On her first trip down under, Polish-born, New-York-based model Anja Rubik shares her inimitable style.
She’s the kind of girl you’d like to think doesn’t exist. All long limbs, winning smile and flawless golden skin. But, alas, standing in the middle of the Australian outback, happily being snapped without the aid of a hair, make-up and styling team, Anja Rubik is every bit as stunning in real life as she is on the runway. It’s no wonder the 26-year-old is at the top of her game, earning her position as one of the world’s leading models, with multiple Vogue covers and a portfolio boasting campaigns for Lanvin, Balmain, Gap, Giuseppe Zanotti and, for the third season running, Fendi, shot by Karl Lagerfeld.
Rubik, who aside from modelling regularly collaborates on jewellery and accessories ranges back in her native Poland, also happened to be born with an instinctive eye for fashion. “I don’t put any rules to my style; I think fashion is something that you should play with … evening you make a mistake it’s okay, it’s only fashion,” she says.
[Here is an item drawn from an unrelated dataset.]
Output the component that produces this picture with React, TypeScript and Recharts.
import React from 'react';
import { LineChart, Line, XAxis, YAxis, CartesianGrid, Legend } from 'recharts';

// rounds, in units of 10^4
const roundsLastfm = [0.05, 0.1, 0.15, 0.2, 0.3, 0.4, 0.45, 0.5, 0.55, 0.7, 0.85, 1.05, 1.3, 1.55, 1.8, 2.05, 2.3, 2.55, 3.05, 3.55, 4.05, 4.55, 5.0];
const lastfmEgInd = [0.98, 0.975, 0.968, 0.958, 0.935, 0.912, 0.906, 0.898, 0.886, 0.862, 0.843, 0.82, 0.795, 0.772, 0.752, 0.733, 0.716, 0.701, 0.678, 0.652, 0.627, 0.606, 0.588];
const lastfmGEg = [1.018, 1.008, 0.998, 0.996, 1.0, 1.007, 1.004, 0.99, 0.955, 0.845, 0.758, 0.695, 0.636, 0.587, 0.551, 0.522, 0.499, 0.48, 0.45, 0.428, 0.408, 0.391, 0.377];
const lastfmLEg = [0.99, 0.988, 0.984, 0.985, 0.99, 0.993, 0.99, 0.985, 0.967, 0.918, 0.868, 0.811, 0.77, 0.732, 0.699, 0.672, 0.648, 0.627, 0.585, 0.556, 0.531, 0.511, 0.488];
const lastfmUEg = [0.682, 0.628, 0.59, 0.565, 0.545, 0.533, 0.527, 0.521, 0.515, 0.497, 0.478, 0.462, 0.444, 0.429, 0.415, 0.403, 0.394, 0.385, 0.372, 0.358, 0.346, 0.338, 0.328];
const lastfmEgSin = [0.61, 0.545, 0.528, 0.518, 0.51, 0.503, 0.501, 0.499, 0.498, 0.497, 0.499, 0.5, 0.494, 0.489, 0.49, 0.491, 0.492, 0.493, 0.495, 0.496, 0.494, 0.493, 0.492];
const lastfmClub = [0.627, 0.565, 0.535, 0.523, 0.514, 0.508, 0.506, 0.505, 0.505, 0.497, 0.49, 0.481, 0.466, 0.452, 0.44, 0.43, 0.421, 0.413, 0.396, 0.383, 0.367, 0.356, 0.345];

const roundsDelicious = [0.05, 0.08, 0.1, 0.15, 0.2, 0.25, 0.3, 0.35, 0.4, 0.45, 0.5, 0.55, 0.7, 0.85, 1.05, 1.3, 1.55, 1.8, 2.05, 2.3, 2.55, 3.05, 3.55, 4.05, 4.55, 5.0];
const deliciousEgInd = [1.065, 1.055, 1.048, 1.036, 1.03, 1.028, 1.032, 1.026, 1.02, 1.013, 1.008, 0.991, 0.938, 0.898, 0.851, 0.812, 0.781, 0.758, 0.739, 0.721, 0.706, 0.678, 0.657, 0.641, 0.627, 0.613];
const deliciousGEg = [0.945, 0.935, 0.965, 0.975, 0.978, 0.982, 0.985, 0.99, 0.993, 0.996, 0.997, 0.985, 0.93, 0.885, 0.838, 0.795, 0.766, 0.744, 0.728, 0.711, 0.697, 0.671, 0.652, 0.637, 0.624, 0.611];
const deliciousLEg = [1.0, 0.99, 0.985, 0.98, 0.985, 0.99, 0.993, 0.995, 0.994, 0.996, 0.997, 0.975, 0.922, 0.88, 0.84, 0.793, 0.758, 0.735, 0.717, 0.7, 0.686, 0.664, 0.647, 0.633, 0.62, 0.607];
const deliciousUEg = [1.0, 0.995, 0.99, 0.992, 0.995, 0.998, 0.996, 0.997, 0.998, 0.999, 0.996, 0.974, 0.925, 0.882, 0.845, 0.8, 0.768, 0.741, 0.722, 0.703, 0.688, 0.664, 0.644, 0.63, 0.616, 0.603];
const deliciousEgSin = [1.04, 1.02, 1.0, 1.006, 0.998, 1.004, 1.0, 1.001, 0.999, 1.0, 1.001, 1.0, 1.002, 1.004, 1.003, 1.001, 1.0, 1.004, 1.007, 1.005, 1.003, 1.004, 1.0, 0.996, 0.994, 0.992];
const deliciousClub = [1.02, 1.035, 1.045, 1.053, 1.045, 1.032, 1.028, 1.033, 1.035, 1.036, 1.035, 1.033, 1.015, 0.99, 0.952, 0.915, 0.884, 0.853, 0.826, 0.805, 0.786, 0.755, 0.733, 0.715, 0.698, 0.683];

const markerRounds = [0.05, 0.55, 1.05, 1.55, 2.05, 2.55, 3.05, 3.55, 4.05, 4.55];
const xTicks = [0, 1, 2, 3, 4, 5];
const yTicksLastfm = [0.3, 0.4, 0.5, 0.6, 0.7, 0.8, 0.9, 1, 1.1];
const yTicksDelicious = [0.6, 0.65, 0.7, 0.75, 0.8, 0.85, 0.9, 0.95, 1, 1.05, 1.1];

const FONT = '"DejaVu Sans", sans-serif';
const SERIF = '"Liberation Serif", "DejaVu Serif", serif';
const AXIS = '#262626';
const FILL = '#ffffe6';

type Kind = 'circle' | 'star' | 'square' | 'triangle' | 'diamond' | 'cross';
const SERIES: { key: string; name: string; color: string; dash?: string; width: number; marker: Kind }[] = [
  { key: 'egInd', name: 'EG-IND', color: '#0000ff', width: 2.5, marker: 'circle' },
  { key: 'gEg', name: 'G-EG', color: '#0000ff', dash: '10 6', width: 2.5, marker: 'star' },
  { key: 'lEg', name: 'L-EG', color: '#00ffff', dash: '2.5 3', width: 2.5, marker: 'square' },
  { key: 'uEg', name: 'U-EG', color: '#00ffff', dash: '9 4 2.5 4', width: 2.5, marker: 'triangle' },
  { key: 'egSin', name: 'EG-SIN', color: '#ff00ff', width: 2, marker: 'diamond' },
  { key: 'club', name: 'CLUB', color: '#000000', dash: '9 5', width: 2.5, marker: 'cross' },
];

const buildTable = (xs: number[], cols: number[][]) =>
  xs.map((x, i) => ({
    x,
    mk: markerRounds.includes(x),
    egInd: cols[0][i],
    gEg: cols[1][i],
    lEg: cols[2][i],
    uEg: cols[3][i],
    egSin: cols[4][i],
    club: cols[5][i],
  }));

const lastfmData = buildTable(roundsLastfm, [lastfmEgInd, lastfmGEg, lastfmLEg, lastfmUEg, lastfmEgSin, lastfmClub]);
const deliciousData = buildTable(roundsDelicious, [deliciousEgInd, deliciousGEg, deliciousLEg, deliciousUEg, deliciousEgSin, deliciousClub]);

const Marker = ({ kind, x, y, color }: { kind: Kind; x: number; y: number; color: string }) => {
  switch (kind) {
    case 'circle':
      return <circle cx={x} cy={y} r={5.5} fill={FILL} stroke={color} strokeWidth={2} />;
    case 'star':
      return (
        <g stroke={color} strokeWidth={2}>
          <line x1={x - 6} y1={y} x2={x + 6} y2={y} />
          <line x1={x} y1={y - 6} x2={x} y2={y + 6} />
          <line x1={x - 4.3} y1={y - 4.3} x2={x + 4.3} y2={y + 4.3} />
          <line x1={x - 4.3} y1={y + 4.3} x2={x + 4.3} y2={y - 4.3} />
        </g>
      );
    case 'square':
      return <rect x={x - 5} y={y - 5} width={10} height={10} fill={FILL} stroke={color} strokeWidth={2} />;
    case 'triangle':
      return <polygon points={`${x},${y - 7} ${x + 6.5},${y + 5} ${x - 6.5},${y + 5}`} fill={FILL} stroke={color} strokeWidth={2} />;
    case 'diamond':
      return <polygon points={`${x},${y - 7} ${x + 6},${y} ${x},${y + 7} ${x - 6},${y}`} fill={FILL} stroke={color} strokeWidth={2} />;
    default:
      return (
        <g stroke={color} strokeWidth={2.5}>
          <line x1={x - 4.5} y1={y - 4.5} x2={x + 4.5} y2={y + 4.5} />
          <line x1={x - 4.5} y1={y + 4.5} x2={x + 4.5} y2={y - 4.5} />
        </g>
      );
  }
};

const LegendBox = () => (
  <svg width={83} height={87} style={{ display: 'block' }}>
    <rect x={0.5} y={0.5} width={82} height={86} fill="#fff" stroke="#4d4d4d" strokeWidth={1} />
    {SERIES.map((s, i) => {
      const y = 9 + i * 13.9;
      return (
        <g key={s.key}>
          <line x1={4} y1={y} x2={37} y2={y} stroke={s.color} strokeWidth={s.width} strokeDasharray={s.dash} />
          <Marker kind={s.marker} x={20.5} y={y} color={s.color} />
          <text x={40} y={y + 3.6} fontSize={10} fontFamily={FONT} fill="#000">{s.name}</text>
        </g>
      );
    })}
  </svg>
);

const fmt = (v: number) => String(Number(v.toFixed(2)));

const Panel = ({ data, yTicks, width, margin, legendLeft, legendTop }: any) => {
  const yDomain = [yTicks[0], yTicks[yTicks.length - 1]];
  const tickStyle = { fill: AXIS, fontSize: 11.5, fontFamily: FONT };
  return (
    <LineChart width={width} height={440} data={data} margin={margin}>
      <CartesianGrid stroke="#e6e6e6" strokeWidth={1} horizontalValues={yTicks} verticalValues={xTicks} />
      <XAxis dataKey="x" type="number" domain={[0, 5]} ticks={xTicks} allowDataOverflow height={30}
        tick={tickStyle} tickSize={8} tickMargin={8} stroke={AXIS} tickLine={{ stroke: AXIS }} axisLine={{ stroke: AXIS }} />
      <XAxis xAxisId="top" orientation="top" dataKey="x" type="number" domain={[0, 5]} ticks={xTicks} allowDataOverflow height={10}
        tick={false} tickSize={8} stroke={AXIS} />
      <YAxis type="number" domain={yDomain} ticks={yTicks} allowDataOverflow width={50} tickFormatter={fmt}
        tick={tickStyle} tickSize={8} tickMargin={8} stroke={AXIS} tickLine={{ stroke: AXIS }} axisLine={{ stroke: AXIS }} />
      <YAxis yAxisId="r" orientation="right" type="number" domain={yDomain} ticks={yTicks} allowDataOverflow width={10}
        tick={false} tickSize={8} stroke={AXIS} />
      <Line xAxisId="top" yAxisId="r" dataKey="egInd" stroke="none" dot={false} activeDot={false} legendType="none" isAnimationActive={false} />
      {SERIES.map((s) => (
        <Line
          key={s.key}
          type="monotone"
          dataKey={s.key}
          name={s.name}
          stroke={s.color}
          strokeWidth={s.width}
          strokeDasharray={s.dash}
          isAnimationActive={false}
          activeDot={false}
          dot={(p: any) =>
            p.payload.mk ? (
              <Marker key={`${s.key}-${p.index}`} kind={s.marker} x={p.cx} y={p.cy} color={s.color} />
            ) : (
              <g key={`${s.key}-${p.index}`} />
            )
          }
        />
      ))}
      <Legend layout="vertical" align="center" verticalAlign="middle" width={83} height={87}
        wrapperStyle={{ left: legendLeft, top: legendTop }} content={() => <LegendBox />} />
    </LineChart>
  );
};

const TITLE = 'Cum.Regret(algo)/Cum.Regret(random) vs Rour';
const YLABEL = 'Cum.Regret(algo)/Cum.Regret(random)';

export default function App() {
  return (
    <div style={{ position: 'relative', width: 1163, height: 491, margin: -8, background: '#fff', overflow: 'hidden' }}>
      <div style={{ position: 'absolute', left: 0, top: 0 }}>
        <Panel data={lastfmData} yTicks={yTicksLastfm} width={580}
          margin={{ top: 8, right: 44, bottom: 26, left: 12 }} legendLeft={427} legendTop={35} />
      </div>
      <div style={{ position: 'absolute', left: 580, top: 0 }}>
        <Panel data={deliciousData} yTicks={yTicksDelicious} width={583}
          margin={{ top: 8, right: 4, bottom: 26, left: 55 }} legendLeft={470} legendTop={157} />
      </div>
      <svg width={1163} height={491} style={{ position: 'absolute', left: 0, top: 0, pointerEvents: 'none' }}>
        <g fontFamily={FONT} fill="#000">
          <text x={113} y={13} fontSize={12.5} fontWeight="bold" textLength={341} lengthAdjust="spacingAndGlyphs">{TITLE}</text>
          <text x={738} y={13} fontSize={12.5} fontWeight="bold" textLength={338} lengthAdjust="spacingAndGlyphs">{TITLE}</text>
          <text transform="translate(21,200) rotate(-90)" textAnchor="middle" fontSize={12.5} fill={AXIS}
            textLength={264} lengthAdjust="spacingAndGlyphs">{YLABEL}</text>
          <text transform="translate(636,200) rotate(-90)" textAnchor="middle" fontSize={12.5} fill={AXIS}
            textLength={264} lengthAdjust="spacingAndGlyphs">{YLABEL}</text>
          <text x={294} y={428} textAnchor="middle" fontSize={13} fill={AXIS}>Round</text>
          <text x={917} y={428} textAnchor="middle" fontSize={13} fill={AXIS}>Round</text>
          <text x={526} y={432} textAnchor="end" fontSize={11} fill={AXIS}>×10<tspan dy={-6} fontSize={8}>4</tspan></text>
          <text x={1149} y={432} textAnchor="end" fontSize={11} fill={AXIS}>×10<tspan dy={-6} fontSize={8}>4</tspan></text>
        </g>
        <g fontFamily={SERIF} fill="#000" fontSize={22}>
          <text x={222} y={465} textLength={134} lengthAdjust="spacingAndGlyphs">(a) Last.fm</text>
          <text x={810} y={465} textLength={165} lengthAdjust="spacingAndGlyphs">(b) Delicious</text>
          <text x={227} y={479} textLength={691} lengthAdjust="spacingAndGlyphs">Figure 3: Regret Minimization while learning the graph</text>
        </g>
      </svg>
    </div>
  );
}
For summer her look leans towards hippie luxe, with long skirts, waisted belts, scarfs and cotton T-shirts, while in the winter she builds a rock ‘n’ roll wardrobe around her favourite Les Chiffoniers leather pants. Refreshingly she works a high-low mix of labels, teaming Isabel Marant and Dries Van Noten with gems from H&M.
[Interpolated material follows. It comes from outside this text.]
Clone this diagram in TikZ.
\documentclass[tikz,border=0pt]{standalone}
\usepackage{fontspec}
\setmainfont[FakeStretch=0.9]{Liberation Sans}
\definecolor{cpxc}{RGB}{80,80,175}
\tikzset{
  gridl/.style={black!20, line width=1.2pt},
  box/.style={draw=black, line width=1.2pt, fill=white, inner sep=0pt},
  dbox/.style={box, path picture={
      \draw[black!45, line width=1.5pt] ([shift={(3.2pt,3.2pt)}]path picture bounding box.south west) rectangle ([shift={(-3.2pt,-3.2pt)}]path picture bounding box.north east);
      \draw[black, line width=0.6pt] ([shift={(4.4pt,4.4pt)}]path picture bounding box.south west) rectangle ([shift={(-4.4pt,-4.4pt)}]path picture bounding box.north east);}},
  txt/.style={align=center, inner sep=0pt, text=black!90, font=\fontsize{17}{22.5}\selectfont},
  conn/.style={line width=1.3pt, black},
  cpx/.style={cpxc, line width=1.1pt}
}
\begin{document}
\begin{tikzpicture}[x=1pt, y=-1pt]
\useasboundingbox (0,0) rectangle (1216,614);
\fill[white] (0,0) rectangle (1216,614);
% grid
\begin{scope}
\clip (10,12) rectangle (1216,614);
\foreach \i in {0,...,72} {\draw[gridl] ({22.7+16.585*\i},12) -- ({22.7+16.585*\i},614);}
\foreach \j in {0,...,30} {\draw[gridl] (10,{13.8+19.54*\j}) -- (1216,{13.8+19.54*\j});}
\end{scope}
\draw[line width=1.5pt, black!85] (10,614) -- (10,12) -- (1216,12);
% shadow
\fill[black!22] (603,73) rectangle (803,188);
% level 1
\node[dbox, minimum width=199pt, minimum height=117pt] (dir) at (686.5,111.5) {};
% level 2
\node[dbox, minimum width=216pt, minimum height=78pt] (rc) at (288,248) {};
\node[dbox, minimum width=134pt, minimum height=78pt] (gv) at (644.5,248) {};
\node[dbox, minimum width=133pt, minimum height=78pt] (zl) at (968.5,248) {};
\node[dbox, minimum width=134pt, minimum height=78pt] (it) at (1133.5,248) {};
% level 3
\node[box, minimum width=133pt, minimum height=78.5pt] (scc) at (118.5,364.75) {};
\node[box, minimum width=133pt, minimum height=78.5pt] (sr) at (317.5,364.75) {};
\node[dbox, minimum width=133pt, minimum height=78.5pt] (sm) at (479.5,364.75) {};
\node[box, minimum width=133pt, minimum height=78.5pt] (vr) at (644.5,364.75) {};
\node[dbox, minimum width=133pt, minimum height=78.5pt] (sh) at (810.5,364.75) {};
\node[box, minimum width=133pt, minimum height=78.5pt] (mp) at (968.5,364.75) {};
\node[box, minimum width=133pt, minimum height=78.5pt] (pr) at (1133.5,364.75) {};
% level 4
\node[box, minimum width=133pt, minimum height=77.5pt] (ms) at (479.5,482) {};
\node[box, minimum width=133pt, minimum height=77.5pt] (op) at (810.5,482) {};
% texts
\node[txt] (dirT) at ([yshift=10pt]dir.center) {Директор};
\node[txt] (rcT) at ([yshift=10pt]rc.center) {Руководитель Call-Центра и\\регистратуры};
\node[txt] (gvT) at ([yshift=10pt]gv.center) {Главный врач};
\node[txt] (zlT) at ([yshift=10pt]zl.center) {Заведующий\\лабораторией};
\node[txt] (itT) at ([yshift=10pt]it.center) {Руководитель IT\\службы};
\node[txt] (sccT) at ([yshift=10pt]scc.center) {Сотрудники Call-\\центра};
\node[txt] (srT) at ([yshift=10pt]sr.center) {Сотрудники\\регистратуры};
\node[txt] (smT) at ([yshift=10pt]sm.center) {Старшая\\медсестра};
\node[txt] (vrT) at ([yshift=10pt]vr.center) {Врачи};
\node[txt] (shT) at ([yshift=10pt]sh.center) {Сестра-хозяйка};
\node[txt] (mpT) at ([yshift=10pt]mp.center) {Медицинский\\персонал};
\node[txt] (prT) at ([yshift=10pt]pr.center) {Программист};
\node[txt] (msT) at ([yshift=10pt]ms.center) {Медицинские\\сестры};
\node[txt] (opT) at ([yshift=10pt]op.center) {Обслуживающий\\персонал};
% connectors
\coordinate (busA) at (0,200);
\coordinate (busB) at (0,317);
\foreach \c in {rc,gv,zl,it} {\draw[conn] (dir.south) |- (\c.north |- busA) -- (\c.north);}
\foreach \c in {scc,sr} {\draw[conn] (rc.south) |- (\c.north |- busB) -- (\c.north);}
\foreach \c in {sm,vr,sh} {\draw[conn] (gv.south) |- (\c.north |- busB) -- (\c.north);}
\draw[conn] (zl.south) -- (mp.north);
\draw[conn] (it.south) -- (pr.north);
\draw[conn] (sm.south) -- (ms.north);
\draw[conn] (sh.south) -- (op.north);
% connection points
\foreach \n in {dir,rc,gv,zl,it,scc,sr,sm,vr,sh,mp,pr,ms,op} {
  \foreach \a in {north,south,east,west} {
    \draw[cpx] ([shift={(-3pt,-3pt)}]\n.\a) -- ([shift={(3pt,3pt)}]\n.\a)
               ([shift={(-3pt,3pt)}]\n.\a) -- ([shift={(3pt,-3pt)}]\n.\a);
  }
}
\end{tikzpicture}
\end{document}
Rubik started modelling at 16, but it was only when photographers Inez van Lamsweerde and Vinoodh Matadin booked her for a Chloe campaign in 2005 that things really took off. Her fate was sealed soon after when Steven Meisel snapped her for Dolce & Gabbana, a shoot on which she met her fiancé, model Sasha Knezevic. Besides being photographed together, the couple are currently working side-by-side revamping Austrian magazine 25, a project Rubik is more than qualified to undertake after 10 years spent observing the inner workings of the fashion industry. So does this signal a change in career for Rubik? “I try not to make [long-term] plans. Right now I’m basically at the stage where I’m trying out a lot of different things and then I will see what I feel the most comfortable with.”
For now, she’ll continue exercising her formidable eye for a future classic. Take the battered drover’s hat she managed to charm off a local’s head on a recent trip to South Australia’s salt flats with Vogue Australia. “I’ve been wearing it almost every day and I think in New York everyone is going to be jealous, because you know in New York everyone wants a cool item that no-one has – you’ll be seeing me in that hat a lot.”